| TASK PROMPT |
Can you transcribe every line exactly and leave the pictures behind?

□ □ □ □ □

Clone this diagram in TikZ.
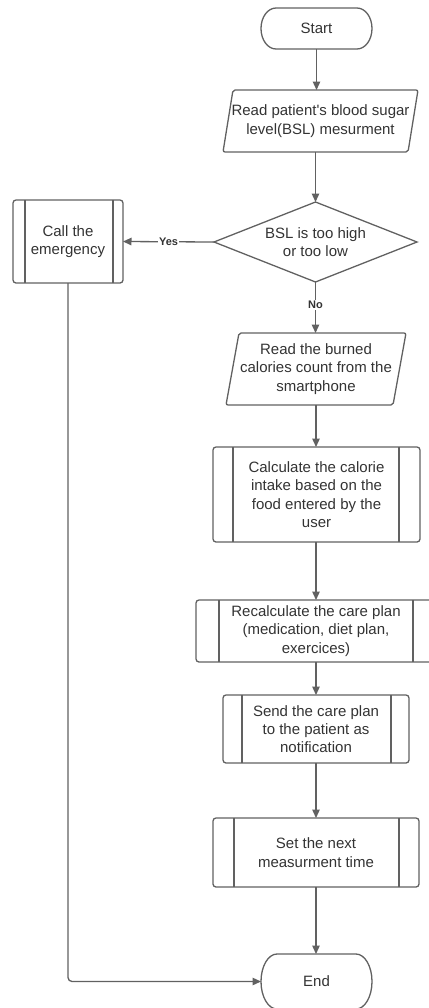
\documentclass[tikz,border=0pt]{standalone}
\usepackage{fontspec}
\setmainfont{Liberation Sans}
\usetikzlibrary{arrows.meta,calc}
\definecolor{lg}{HTML}{616161}
\definecolor{tg}{HTML}{333333}
\newcommand\termline[3]{\draw[ln] ([xshift=#2]#1.north west) -- ([xshift=-#2]#1.north east) arc[start angle=90,end angle=-90,x radius=#2,y radius=#3] -- ([xshift=#2]#1.south west) arc[start angle=270,end angle=90,x radius=#2,y radius=#3] -- cycle;}
\newcommand\subl[3]{\draw[ln] ([xshift=#2]#1.north west) -- ([xshift=#2]#1.south west);
  \draw[ln] ([xshift=-#3]#1.north east) -- ([xshift=-#3]#1.south east);}
\newcommand\parl[2]{\draw[ln,rounded corners=2bp] ([xshift=#2]#1.north west) -- (#1.north east) -- ([xshift=-#2]#1.south east) -- (#1.south west) -- cycle;}
\begin{document}
\begin{tikzpicture}[x=1bp,y=1bp,
  every node/.style={font=\fontsize{15bp}{18.3bp}\selectfont, text=tg, align=center, inner sep=0pt, outer sep=0pt},
  ln/.style={draw=lg, line width=1.3bp},
  shape box/.style={draw=none, minimum width=#1},
  sub/.style={ln, rounded corners=3bp, minimum width=#1},
  arr/.style={ln, -{Triangle[length=8.5bp,width=7.5bp]}},
  lbl/.style={font=\bfseries\fontsize{11bp}{13bp}\selectfont, fill=white, inner sep=1.5bp, text=tg}]
\useasboundingbox (0,0) rectangle (428,-1008);

% nodes
\node[shape box=111bp, minimum height=41bp] (start) at (316.5,-28.5) {Start};
\termline{start}{15bp}{20.5bp}

\node[shape box=195bp, minimum height=62bp] (p1) at (320.5,-121) {Read patient\textquotesingle s blood sugar\\level(BSL) mesurment};
\parl{p1}{10bp}

\node[shape box=203bp, minimum height=80bp] (d) at (315.5,-242) {BSL is too high\\or too low};
\draw[ln] (d.north) -- (d.east) -- (d.south) -- (d.west) -- cycle;

\node[sub=110bp, minimum height=83bp] (call) at (68,-241.5) {Call the\\emergency};
\subl{call}{12bp}{10bp}

\node[shape box=180bp, minimum height=72bp] (p2) at (316,-369) {Read the burned\\calories count from the\\smartphone};
\parl{p2}{13bp}

\node[sub=207bp, minimum height=95bp] (calc) at (316.5,-494.5) {Calculate the calorie\\intake based on the\\food entered by the\\user};
\subl{calc}{20bp}{21bp}

\node[sub=240bp, minimum height=62bp] (recalc) at (316,-631) {Recalculate the care plan\\(medication, diet plan,\\exercices)};
\subl{recalc}{23bp}{23bp}

\node[sub=186bp, minimum height=68bp] (send) at (316,-729) {Send the care plan\\to the patient as\\notification};
\subl{send}{19bp}{18bp}

\node[sub=206bp, minimum height=69bp] (set) at (316,-852.5) {Set the next\\measurment time};
\subl{set}{21bp}{20bp}

\node[shape box=111bp, minimum height=55bp] (end) at (316.5,-981.5) {End};
\termline{end}{16bp}{27.5bp}

% connectors
\draw[arr] (start.south) -- (start.south |- p1.north);
\draw[arr] (d.north |- p1.south) -- (d.north);
\draw[arr] (d.west) -- (call.east) node[lbl, pos=0.5] {Yes};
\draw[arr] (d.south) -- (d.south |- p2.north) node[lbl, pos=0.45] {No};
\draw[arr] (p2.south) -- (p2.south |- calc.north);
\draw[arr] (p2.south |- calc.south) -- (p2.south |- recalc.north);
\draw[arr] (recalc.south) -- (send.north);
\draw[arr] (send.south) -- (set.north);
\draw[arr] (set.south) -- (set.south |- end.north);
\draw[arr, rounded corners=4bp] (call.south) |- (end.west);
\end{tikzpicture}
\end{document}
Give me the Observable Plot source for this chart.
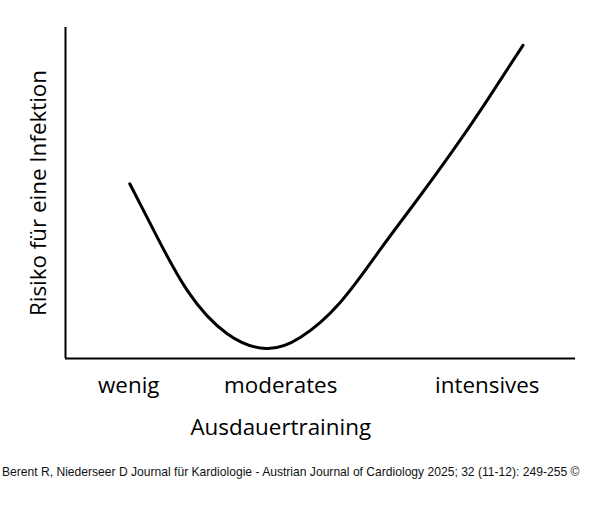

□ □ □ □ □

| EXERCISE ANSWER |
Clone this diagram in TikZ.
\documentclass[tikz,border=0pt]{standalone}
\usepackage{fontspec}
\setmainfont{Liberation Sans}
\usetikzlibrary{arrows.meta,calc}
\definecolor{lg}{HTML}{616161}
\definecolor{tg}{HTML}{333333}
\newcommand\termline[3]{\draw[ln] ([xshift=#2]#1.north west) -- ([xshift=-#2]#1.north east) arc[start angle=90,end angle=-90,x radius=#2,y radius=#3] -- ([xshift=#2]#1.south west) arc[start angle=270,end angle=90,x radius=#2,y radius=#3] -- cycle;}
\newcommand\subl[3]{\draw[ln] ([xshift=#2]#1.north west) -- ([xshift=#2]#1.south west);
  \draw[ln] ([xshift=-#3]#1.north east) -- ([xshift=-#3]#1.south east);}
\newcommand\parl[2]{\draw[ln,rounded corners=2bp] ([xshift=#2]#1.north west) -- (#1.north east) -- ([xshift=-#2]#1.south east) -- (#1.south west) -- cycle;}
\begin{document}
\begin{tikzpicture}[x=1bp,y=1bp,
  every node/.style={font=\fontsize{15bp}{18.3bp}\selectfont, text=tg, align=center, inner sep=0pt, outer sep=0pt},
  ln/.style={draw=lg, line width=1.3bp},
  shape box/.style={draw=none, minimum width=#1},
  sub/.style={ln, rounded corners=3bp, minimum width=#1},
  arr/.style={ln, -{Triangle[length=8.5bp,width=7.5bp]}},
  lbl/.style={font=\bfseries\fontsize{11bp}{13bp}\selectfont, fill=white, inner sep=1.5bp, text=tg}]
\useasboundingbox (0,0) rectangle (428,-1008);

% nodes
\node[shape box=111bp, minimum height=41bp] (start) at (316.5,-28.5) {Start};
\termline{start}{15bp}{20.5bp}

\node[shape box=195bp, minimum height=62bp] (p1) at (320.5,-121) {Read patient\textquotesingle s blood sugar\\level(BSL) mesurment};
\parl{p1}{10bp}

\node[shape box=203bp, minimum height=80bp] (d) at (315.5,-242) {BSL is too high\\or too low};
\draw[ln] (d.north) -- (d.east) -- (d.south) -- (d.west) -- cycle;

\node[sub=110bp, minimum height=83bp] (call) at (68,-241.5) {Call the\\emergency};
\subl{call}{12bp}{10bp}

\node[shape box=180bp, minimum height=72bp] (p2) at (316,-369) {Read the burned\\calories count from the\\smartphone};
\parl{p2}{13bp}

\node[sub=207bp, minimum height=95bp] (calc) at (316.5,-494.5) {Calculate the calorie\\intake based on the\\food entered by the\\user};
\subl{calc}{20bp}{21bp}

\node[sub=240bp, minimum height=62bp] (recalc) at (316,-631) {Recalculate the care plan\\(medication, diet plan,\\exercices)};
\subl{recalc}{23bp}{23bp}

\node[sub=186bp, minimum height=68bp] (send) at (316,-729) {Send the care plan\\to the patient as\\notification};
\subl{send}{19bp}{18bp}

\node[sub=206bp, minimum height=69bp] (set) at (316,-852.5) {Set the next\\measurment time};
\subl{set}{21bp}{20bp}

\node[shape box=111bp, minimum height=55bp] (end) at (316.5,-981.5) {End};
\termline{end}{16bp}{27.5bp}

% connectors
\draw[arr] (start.south) -- (start.south |- p1.north);
\draw[arr] (d.north |- p1.south) -- (d.north);
\draw[arr] (d.west) -- (call.east) node[lbl, pos=0.5] {Yes};
\draw[arr] (d.south) -- (d.south |- p2.north) node[lbl, pos=0.45] {No};
\draw[arr] (p2.south) -- (p2.south |- calc.north);
\draw[arr] (p2.south |- calc.south) -- (p2.south |- recalc.north);
\draw[arr] (recalc.south) -- (send.north);
\draw[arr] (send.south) -- (set.north);
\draw[arr] (set.south) -- (set.south |- end.north);
\draw[arr, rounded corners=4bp] (call.south) |- (end.west);
\end{tikzpicture}
\end{document}
Give me the Observable Plot source for this chart.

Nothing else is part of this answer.